This is a sample project for Databricks, generated via cookiecutter.
While using this project, you need Python 3.X and pip
or conda
for package management.
pip install -r unit-requirements.txt
pip install -e .
For local unit testing, please use pytest
:
pytest tests/unit --cov
For an integration test on interactive cluster, use the following command:
dbx execute --cluster-name=<name of interactive cluster> --job=dbx-sample-sample-integration-test
For a test on an automated job cluster, deploy the job files and then launch:
dbx deploy --jobs=dbx-sample-sample-integration-test --files-only
dbx launch --job=dbx-sample-sample-integration-test --as-run-submit --trace
dbx
expects that cluster for interactive execution supports%pip
and%conda
magic commands.- Please configure your job in
conf/deployment.yml
file. - To execute the code interactively, provide either
--cluster-id
or--cluster-name
.
dbx execute \
--cluster-name="<some-cluster-name>" \
--job=job-name
Multiple users also can use the same cluster for development.

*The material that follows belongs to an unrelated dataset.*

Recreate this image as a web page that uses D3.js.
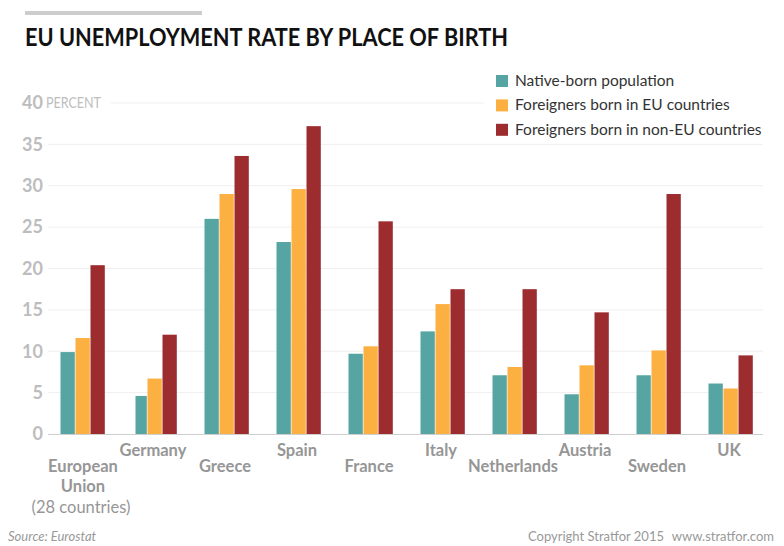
<!DOCTYPE html>
<html>
<head>
<meta charset="utf-8">
<script src="https://cdn.jsdelivr.net/npm/d3@7"></script>
<style>
	html, body { margin: 0; padding: 0; background: #fff; }
	svg { display: block; }
	text { font-family: Lato, sans-serif; }
</style>
</head>
<body>
<div id="chart"></div>
<script>
const countries = ['European Union', 'Germany', 'Greece', 'Spain', 'France', 'Italy', 'Netherlands', 'Austria', 'Sweden', 'UK'];
const seriesNames = ['Native-born population', 'Foreigners born in EU countries', 'Foreigners born in non-EU countries'];
const seriesColors = ['#56a5a2', '#fdb042', '#9d2c2e'];

const nativeBorn = [9.9, 4.6, 26.0, 23.2, 9.7, 12.4, 7.1, 4.8, 7.1, 6.1];
const bornInEU = [11.6, 6.7, 29.0, 29.6, 10.6, 15.7, 8.1, 8.3, 10.1, 5.5];
const bornNonEU = [20.4, 12.0, 33.6, 37.2, 25.7, 17.5, 17.5, 14.7, 29.0, 9.5];
const yTicks = [0, 5, 10, 15, 20, 25, 30, 35, 40];

const width = 784,
	height = 546,
	margin = { top: 103, bottom: 112, left: 47, right: 17 };

const allSeries = [nativeBorn, bornInEU, bornNonEU];

let svg = d3.select('#chart')
	.append('svg')
	.attr('width', width)
	.attr('height', height);

let x = d3.scaleBand()
	.domain(countries)
	.range([margin.left, width - margin.right])
	.paddingInner(0)
	.paddingOuter(0);

let barScale = d3.scaleBand()
	.domain(d3.range(seriesNames.length))
	.range([x.bandwidth() / 2 - 22.5, x.bandwidth() / 2 + 22.5]);

let y = d3.scaleLinear()
	.domain([0, 40])
	.range([height - margin.bottom, margin.top]);

// top rule and title
svg.append('rect')
	.attr('x', 25)
	.attr('y', 11)
	.attr('width', 177)
	.attr('height', 4)
	.attr('fill', '#cdcdcd');

// the original face is narrower than Lato, so squeeze it to the same width
svg.append('text')
	.attr('x', 25)
	.attr('y', 46)
	.attr('textLength', 483)
	.attr('lengthAdjust', 'spacingAndGlyphs')
	.style('font-size', '24px')
	.style('font-weight', 700)
	.style('fill', '#111')
	.text('EU UNEMPLOYMENT RATE BY PLACE OF BIRTH');

// gridlines, the 40 one makes room for the unit label and the legend
let grid = svg.append('g');
yTicks.filter(d => d > 0).forEach(function (d) {
	grid.append('line')
		.attr('x1', d == 40 ? 111 : 48)
		.attr('x2', d == 40 ? 484 : 763)
		.attr('y1', y(d))
		.attr('y2', y(d))
		.style('stroke', '#efefef')
		.style('stroke-width', 1);
});

// y axis
let yAxis = svg.append('g')
	.attr('transform', 'translate(44,0)')
	.call(d3.axisLeft(y).tickValues(yTicks).tickSize(0).tickPadding(1));

yAxis.select('.domain').remove();
yAxis.selectAll('text')
	.style('font-family', 'Lato, sans-serif')
	.style('font-size', '18px')
	.style('font-weight', 700)
	.style('fill', '#bdbdbd');

svg.append('text')
	.attr('x', 46)
	.attr('y', 108)
	.attr('textLength', 55)
	.attr('lengthAdjust', 'spacingAndGlyphs')
	.style('font-size', '15.5px')
	.style('fill', '#bdbdbd')
	.text('PERCENT');

// bars
seriesNames.forEach(function (name, s) {
	svg.append('g')
		.selectAll('rect')
		.data(allSeries[s])
		.join('rect')
		.attr('x', (d, i) => x(countries[i]) + barScale(s) + (s == 0 && countries[i] == 'Germany' ? 3 : 0))
		.attr('y', d => y(d))
		// the Germany native-born bar is drawn narrower in the original
		.attr('width', (d, i) => barScale.bandwidth() - 0.7 - (s == 0 && countries[i] == 'Germany' ? 3 : 0))
		.attr('height', d => y(0) - y(d))
		.attr('fill', seriesColors[s]);
});

// baseline
svg.append('line')
	.attr('x1', 48)
	.attr('x2', 763)
	.attr('y1', y(0) + 0.5)
	.attr('y2', y(0) + 0.5)
	.style('stroke', '#cfcfcf')
	.style('stroke-width', 1.2);

// country labels, staggered on two rows
let labels = svg.append('g')
	.style('font-size', '16.5px')
	.style('font-weight', 700)
	.style('fill', '#969696')
	.attr('text-anchor', 'middle');

countries.forEach(function (name, i) {
	let cx = x(name) + x.bandwidth() / 2;
	if (i == 0) {
		labels.append('text').attr('x', cx).attr('y', 472).text('European');
		labels.append('text').attr('x', cx).attr('y', 492).text('Union');
		labels.append('text').attr('x', cx - 2).attr('y', 513)
			.style('font-weight', 400)
			.text('(28 countries)');
	} else {
		labels.append('text')
			.attr('x', cx - 2)
			.attr('y', i % 2 == 1 ? 455.5 : 472)
			.text(name);
	}
});

// legend
let legend = svg.append('g');
seriesNames.forEach(function (name, s) {
	legend.append('rect')
		.attr('x', 496)
		.attr('y', 75 + s * 24.4)
		.attr('width', 12)
		.attr('height', 12)
		.attr('fill', seriesColors[s]);
	legend.append('text')
		.attr('x', 515)
		.attr('y', 86 + s * 24.4)
		.style('font-size', '15.5px')
		.style('fill', '#333')
		.text(name);
});

// footer
svg.append('text')
	.attr('x', 8)
	.attr('y', 541)
	.style('font-size', '13px')
	.style('font-style', 'italic')
	.style('fill', '#999')
	.text('Source: Eurostat');

svg.append('text')
	.attr('x', 528)
	.attr('y', 541)
	.style('font-size', '13px')
	.style('fill', '#999')
	.text('Copyright Stratfor 2015');

svg.append('text')
	.attr('x', 774)
	.attr('y', 541)
	.attr('text-anchor', 'end')
	.style('font-size', '13px')
	.style('fill', '#999')
	.text('www.stratfor.com');
</script>
</body>
</html>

Libraries will be isolated per each execution context.
Next step would be to configure your deployment objects. To make this process easy and flexible, we're using YAML for configuration.
By default, deployment configuration is stored in conf/deployment.yml
.
To deploy only the files and not to override the job definitions, do the following:
dbx deploy --files-only
To launch the file-based deployment:
dbx launch --as-run-submit --trace
This type of deployment is handy for working in different branches, not to affect the main job definition.
To deploy files and update the job definitions:
dbx deploy
To launch the file-based deployment:
dbx launch --job=<job-name>
This type of deployment shall be mainly used from the CI pipeline in automated way during new release.
Please set the following secrets or environment variables for your CI provider:
DATABRICKS_HOST
DATABRICKS_TOKEN
- To trigger the CI pipeline, simply push your code to the repository. If CI provider is correctly set, it shall trigger the general testing pipeline
- To trigger the release pipeline, get the current version from the
dbx_sample/__init__.py
file and tag the current code version:
git tag -a v<your-project-version> -m "Release tag for version <your-project-version>"
git push origin --tags